The US Mission to NATO has released a video justifying the Trump administration’s decision this February to scrap the Intermediate-Range Nuclear Forces Treaty. The animated clip accuses Moscow of “cheating” the treaty over the course of “several years by creating a missile system called SSC-8”. The video describes the weapon as “a mobile system that can be hidden and is massively destructive,” and accuses Russia of leaving “America and its Allies vulnerable”.
With the deadline of 2 August 2019, #Russia still has a chance to save the #INFTreaty by coming back into full & verifiable compliance. The U.S. and @NATO Allies have gone to great lengths to uphold & support arms control, and 🇷🇺 should do the same. pic.twitter.com/YujKkZpEFZ— US Mission to NATO (@USNATO) 19 июля 2019 г.
The ‘SSC-8’, NATO’s classification for the RK-55 Relief, is a ground-launched nuclear-capable cruise missile system which the USSR eliminated between 1988 and 1990, in accordance with the terms of the INF, which prohibits the development, production and deployment of ground-based nuclear weapons capable of striking targets between 500 and 5,500 km away.
In 2017, Washington started accusing Moscow of dusting off a version of the missile and deploying it in the form of the 9M729, a ground-based missile system which Moscow has shown to have a range below the 500 km limit outlined by the INF.
In the US NATO mission’s clip however, animators seem to have mixed up their own side’s claims, showing the wrong missile. Instead of picturing the alleged ‘INF Treaty-violating’ 9M729, the video shows what looks like a crude version of a 9K720 Iskander, a short-range ballistic missile system with an operational range between 50 km and 415 km, which is also well within the bounds of the INF.
Eagle-eyed Twitter users picked up on the mistake, asking the mission to “hire some interns” to do a better job promoting the US’s claims next time, and calling the clip a “goofy propaganda video.”
Yeah, cool Iskander TEL with SS-26 SRBM animation. Will you hire some interns to do the SSC-8 GLCM next? Or were we not supposed to know the difference? pic.twitter.com/cZUaXdEZ05— Sasha Talebi (@sashatalebi) 19 июля 2019 г.
That's a goofy propaganda video. What about the dual-use US ABM systems in Poland and Romania? How do you think Russia feels about those assets right on their border? Imagine if they placed these types of systems on the US national border?
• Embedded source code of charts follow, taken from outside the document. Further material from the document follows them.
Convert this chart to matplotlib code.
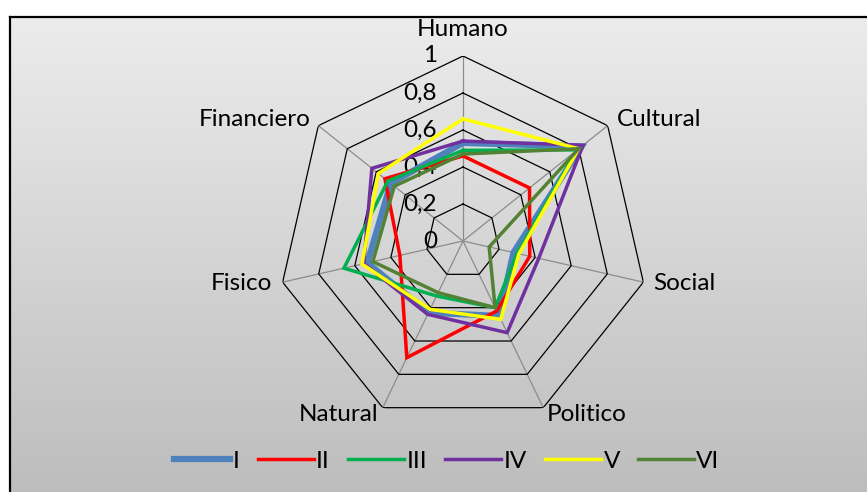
import numpy as np
import matplotlib
matplotlib.use("Agg")
import matplotlib.pyplot as plt

plt.rcParams['font.family'] = ['Lato', 'DejaVu Sans']

# data
categories = ['Humano', 'Cultural', 'Social', 'Politico', 'Natural', 'Fisico', 'Financiero']
series_names = ['I', 'II', 'III', 'IV', 'V', 'VI']
vals_I = [0.53, 0.82, 0.28, 0.45, 0.43, 0.53, 0.50]
vals_II = [0.46, 0.46, 0.37, 0.42, 0.70, 0.35, 0.54]
vals_III = [0.49, 0.79, 0.30, 0.40, 0.33, 0.66, 0.52]
vals_IV = [0.54, 0.83, 0.42, 0.55, 0.44, 0.55, 0.63]
vals_V = [0.66, 0.80, 0.31, 0.47, 0.41, 0.56, 0.585]
vals_VI = [0.47, 0.80, 0.145, 0.40, 0.31, 0.50, 0.475]
rings = [0.2, 0.4, 0.6, 0.8, 1.0]
ring_labels = ['0', '0,2', '0,4', '0,6', '0,8', '1']

colors = ['#4F81BD', '#FF0000', '#00B050', '#7030A0', '#FFFF00', '#548235']
widths = [4.5, 2.5, 2.5, 2.5, 2.5, 2.5]

W, H = 867, 492
fig = plt.figure(figsize=(W / 100, H / 100), dpi=100)
fig.patch.set_facecolor('white')

# gradient background with frame
bg = fig.add_axes([10 / W, 0, 1 - 10 / W, 1 - 17 / H])
grad = np.linspace(0, 1, 256).reshape(-1, 1)
top = np.array([236, 236, 236]) / 255
bot = np.array([189, 189, 189]) / 255
img = top + (bot - top) * grad[:, :, None]
bg.imshow(img, aspect='auto', extent=[0, 1, 0, 1], origin='upper')
bg.set_xticks([])
bg.set_yticks([])
for s in ['right', 'bottom']:
    bg.spines[s].set_visible(False)
for s in ['left', 'top']:
    bg.spines[s].set_linewidth(1.6)
    bg.spines[s].set_color('black')

# radar axes
cx, cy, R = 463, 241, 185
ax = fig.add_axes([(cx - R) / W, (H - cy - R) / H, 2 * R / W, 2 * R / H], projection='polar')
ax.set_facecolor('none')
ax.set_theta_offset(np.pi / 2)
ax.set_theta_direction(-1)
ax.set_ylim(0, 1)
ax.grid(False)
ax.spines['polar'].set_visible(False)
ax.set_xticks([])
ax.set_yticks([])

n = len(categories)
angles = np.linspace(0, 2 * np.pi, n, endpoint=False)
closed = np.concatenate([angles, angles[:1]])

for a in angles:
    ax.plot([a, a], [0, 1], color='#8c8c8c', lw=0.9, zorder=1)
for r in rings:
    ax.plot(closed, [r] * (n + 1), color='black', lw=0.9, zorder=1)

all_vals = [vals_I, vals_II, vals_III, vals_IV, vals_V, vals_VI]
for name, v, c, w in zip(series_names, all_vals, colors, widths):
    ax.plot(closed, list(v) + [v[0]], color=c, lw=w, label=name, zorder=3,
            solid_joinstyle='miter')

fs = 17.5
for r, lab in zip([0] + rings, ring_labels):
    ax.annotate(lab, xy=(0, r), xytext=(-26, 0), textcoords='offset pixels',
                ha='right', va='center', fontsize=fs, zorder=2)

offsets = [(0, 27, 'center'), (9, 6, 'left'), (10, -1, 'left'), (3, -7, 'left'),
           (-4, -7, 'right'), (-11, -1, 'right'), (-8, 6, 'right')]
for a, cat, (dx, dy, ha) in zip(angles, categories, offsets):
    ax.annotate(cat, xy=(a, 1), xytext=(dx, dy), textcoords='offset pixels',
                ha=ha, va='center', fontsize=fs)

leg = fig.legend(loc='center', bbox_to_anchor=(447 / W, 1 - 461 / H), ncol=6,
                 frameon=False, fontsize=fs, handlelength=2.3, handletextpad=0.1,
                 columnspacing=0.75)

fig.savefig('out.png', dpi=100)
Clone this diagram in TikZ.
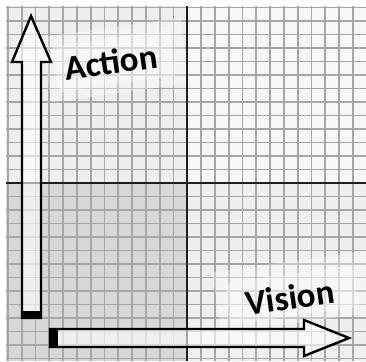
\documentclass[tikz,border=0pt]{standalone}
\usepackage{fontspec}
\setmainfont{Carlito}
\usepackage{xcolor}
\definecolor{gridline}{HTML}{A6A6A6}
\definecolor{axisline}{HTML}{1E1E1E}
\definecolor{quadTL}{HTML}{EEEEEE}
\definecolor{quadTR}{HTML}{F7F7F7}
\definecolor{quadBL}{HTML}{D7D7D7}
\definecolor{quadBR}{HTML}{EFEFEF}
\usepackage{tikz}
\tikzset{
  gridln/.style   = {draw=gridline, line width=1.8pt},
  axisln/.style   = {draw=axisline, line width=1.9pt},
  blockarr/.style = {draw=black, line width=2.4pt, fill=white,
                     fill opacity=0.6, line join=miter},
  patch/.style    = {fill=white, fill opacity=0.35},
  lbl/.style      = {font=\fontsize{35}{35}\selectfont\bfseries,
                     text=black, rotate=8}
}

\begin{document}
\begin{tikzpicture}[x=1pt, y=-1pt]
  \useasboundingbox (0,0) rectangle (366,361);
  % quadrants
  \fill[quadTL] (6,6) rectangle (187,183);
  \fill[quadTR] (187,6) rectangle (366,183);
  \fill[quadBL] (6,183) rectangle (187,361);
  \fill[quadBR] (187,183) rectangle (366,361);
  % grid
  \foreach \k in {0,...,25}
    \draw[gridln] (7.8+13.8*\k,6) -- (7.8+13.8*\k,361);
  \foreach \k in {1,...,13}{
    \draw[gridln] (6,183-13.5*\k) -- (366,183-13.5*\k);
    \draw[gridln] (6,183+13.5*\k) -- (366,183+13.5*\k);
  }
  % faded patches behind the labels
  \fill[patch, rotate around={8:(116,60)}] (46,27) rectangle (186,93);
  \fill[patch, rotate around={8:(114,61)}] (55,38) rectangle (173,84);
  \fill[patch, rotate around={8:(296,292)}] (216,261) rectangle (376,323);
  \fill[patch, rotate around={8:(292,295)}] (227,274) rectangle (357,316);
  % axes
  \draw[axisln] (187,6) -- (187,361);
  \draw[axisln] (6,183) -- (366,183);
  % block arrows
  \draw[blockarr] (22,318) -- (22,62) -- (12,62) -- (31,16) -- (51,62)
    -- (41,62) -- (41,318) -- cycle;
  \fill[black] (20.8,311) rectangle (42.2,319.2);
  \draw[blockarr] (50,329) -- (304,329) -- (304,320) -- (349,338)
    -- (304,356) -- (304,347) -- (50,347) -- cycle;
  \fill[black] (48.8,327.8) rectangle (58,348.2);
  % labels
  \node[lbl] (action) at (111,62) {Action};
  \node[lbl] (vision) at (290,297) {Vision};
\end{tikzpicture}
\end{document}
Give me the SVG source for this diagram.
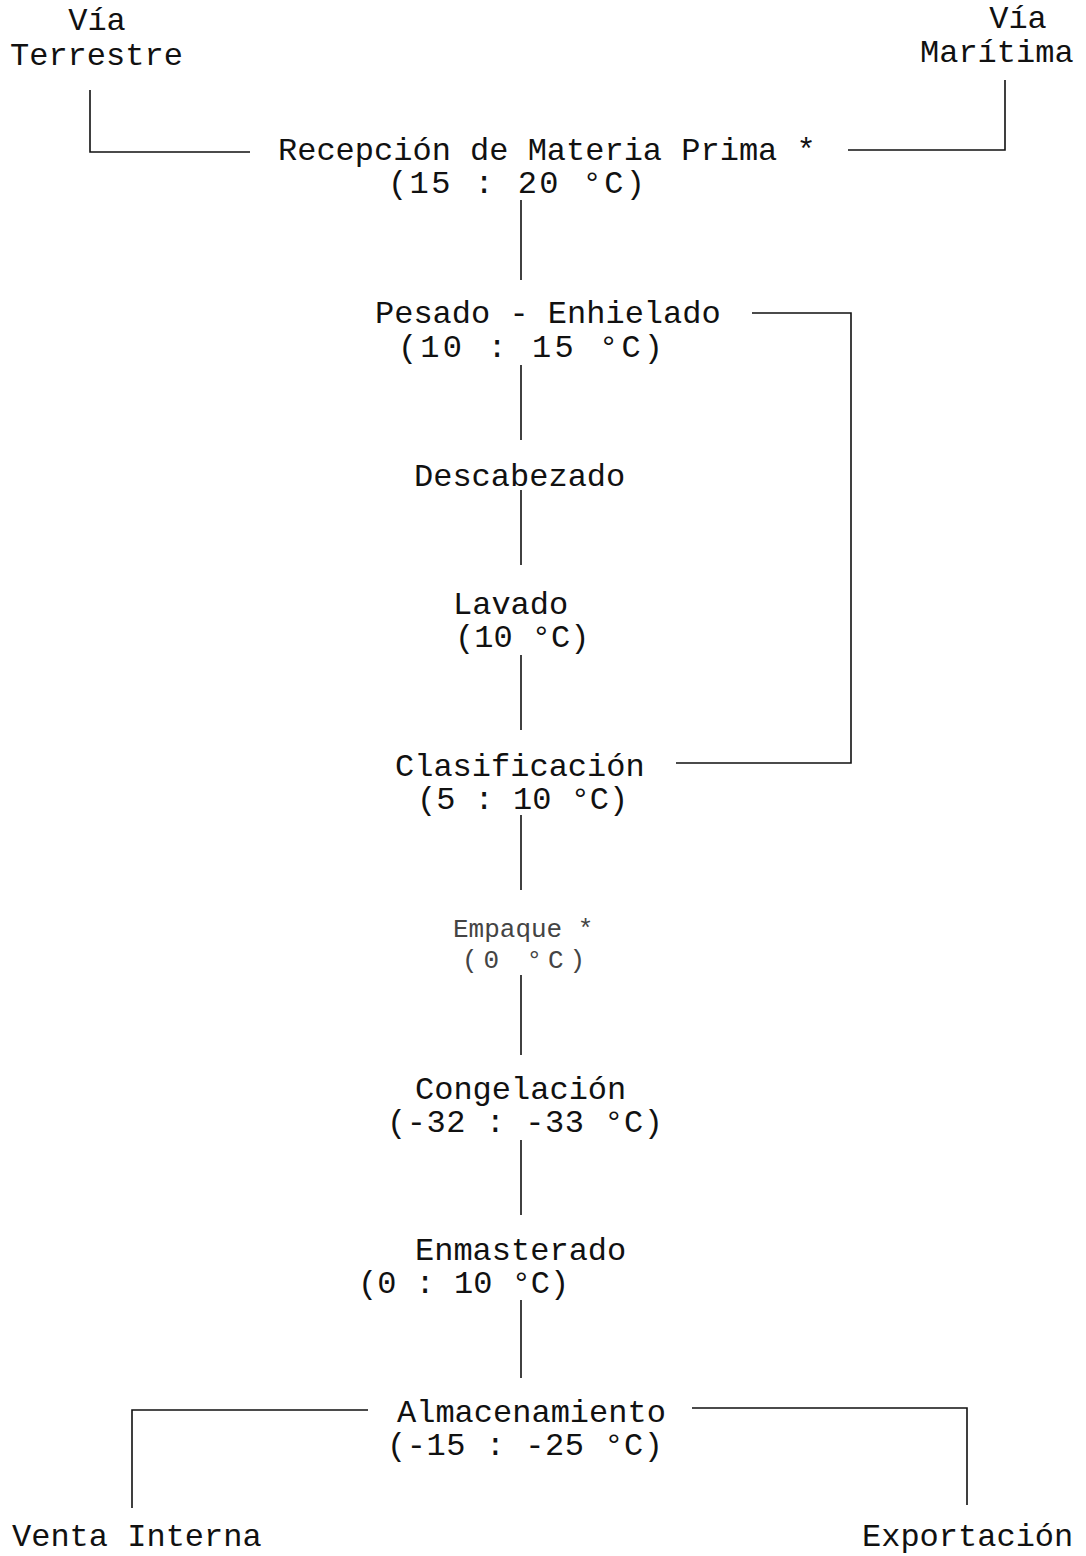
<svg xmlns="http://www.w3.org/2000/svg" width="1086" height="1556" viewBox="0 0 1086 1556">
<style>
text{font-family:"Liberation Mono","DejaVu Sans Mono",monospace;font-size:32px;fill:#111;}
.s{font-size:26px;fill:#444;}
.c{stroke:#111;stroke-width:1.6;fill:none;}
</style>
<rect width="1086" height="1556" fill="#fff"/>
<g id="connectors">
<path class="c" d="M90,90 V152 H250"/>
<path class="c" d="M848,150 H1005 V80"/>
<path class="c" d="M521,200 V280"/>
<path class="c" d="M521,365 V440"/>
<path class="c" d="M521,490 V565"/>
<path class="c" d="M521,655 V730"/>
<path class="c" d="M521,815 V890"/>
<path class="c" d="M521,975 V1055"/>
<path class="c" d="M521,1140 V1215"/>
<path class="c" d="M521,1300 V1378"/>
<path class="c" d="M752,313 H851 V763 H676"/>
<path class="c" d="M368,1410 H132 V1508"/>
<path class="c" d="M692,1408 H967 V1505"/>
</g>
<g id="via-terrestre"><text x="97" y="30" text-anchor="middle">Vía</text><text x="10" y="65">Terrestre</text></g>
<g id="via-maritima"><text x="1018" y="28" text-anchor="middle">Vía</text><text x="920" y="62">Marítima</text></g>
<g id="recepcion"><text x="278" y="160">Recepción de Materia Prima *</text><text x="388" y="193" textLength="257" lengthAdjust="spacing">(15 : 20 °C)</text></g>
<g id="pesado"><text x="375" y="323">Pesado - Enhielado</text><text x="398" y="357" textLength="265" lengthAdjust="spacing">(10 : 15 °C)</text></g>
<g id="descabezado"><text x="414" y="486">Descabezado</text></g>
<g id="lavado"><text x="453" y="614">Lavado</text><text x="455" y="647">(10 °C)</text></g>
<g id="clasificacion"><text x="395" y="776">Clasificación</text><text x="417" y="809">(5 : 10 °C)</text></g>
<g id="empaque"><text class="s" x="453" y="937">Empaque *</text><text class="s" x="462" y="968" textLength="123" lengthAdjust="spacing">(0 °C)</text></g>
<g id="congelacion"><text x="415" y="1099">Congelación</text><text x="387" y="1132" textLength="276" lengthAdjust="spacing">(-32 : -33 °C)</text></g>
<g id="enmasterado"><text x="415" y="1260">Enmasterado</text><text x="358" y="1293">(0 : 10 °C)</text></g>
<g id="almacenamiento"><text x="397" y="1422">Almacenamiento</text><text x="387" y="1455" textLength="276" lengthAdjust="spacing">(-15 : -25 °C)</text></g>
<g id="venta-interna"><text x="12" y="1546">Venta Interna</text></g>
<g id="exportacion"><text x="862" y="1546">Exportación</text></g>
</svg>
Maybe rethink your position? eh?— George Cee (@MrGeorgeCee) 20 июля 2019 г.
Earlier this year, following President Trump’s announcement that the US would be scrapping the INF, Russia took the unprecedented step of declassifying the 9M729’s capabilities to military attaches and reporters at a military warehouse, showing how the missile itself and its launcher actually look, its range, and other characteristics. Despite this evidence, however, Washington has remained adamant that Russia is violating the treaty, and has not changed course on moving to scrap its commitments to the INF.
Moscow has responded to the US claims by accusing Washington of ignoring its own commitments under the INF, including through the unlawful deployment of ground-based combat drones, the production of ground-based intermediate-range missiles for ‘testing purposes’ amid US efforts to build a missile shield, and the deployment of the Aegis Ashore missile defence components in Poland and Romania, whose launchers Moscow fears could be easily converted to fire nuclear-capable Tomahawk cruise missiles at targets in Russia.
The US and NATO continue to blame Russia for the INF’s imminent demise. Last week, NATO General Secretary Jens Stoltenberg claimed there were “no signs whatsoever” that Russia would change its position on the INF and warned that the alliance has “to be prepared for a world without the INF Treaty and with more Russian missiles.” Earlier, Moscow reiterated that it remained open to settling the dispute over the INF through frank discussions based on “mutual transparency,” saying it was up to the US side to pick up the phone.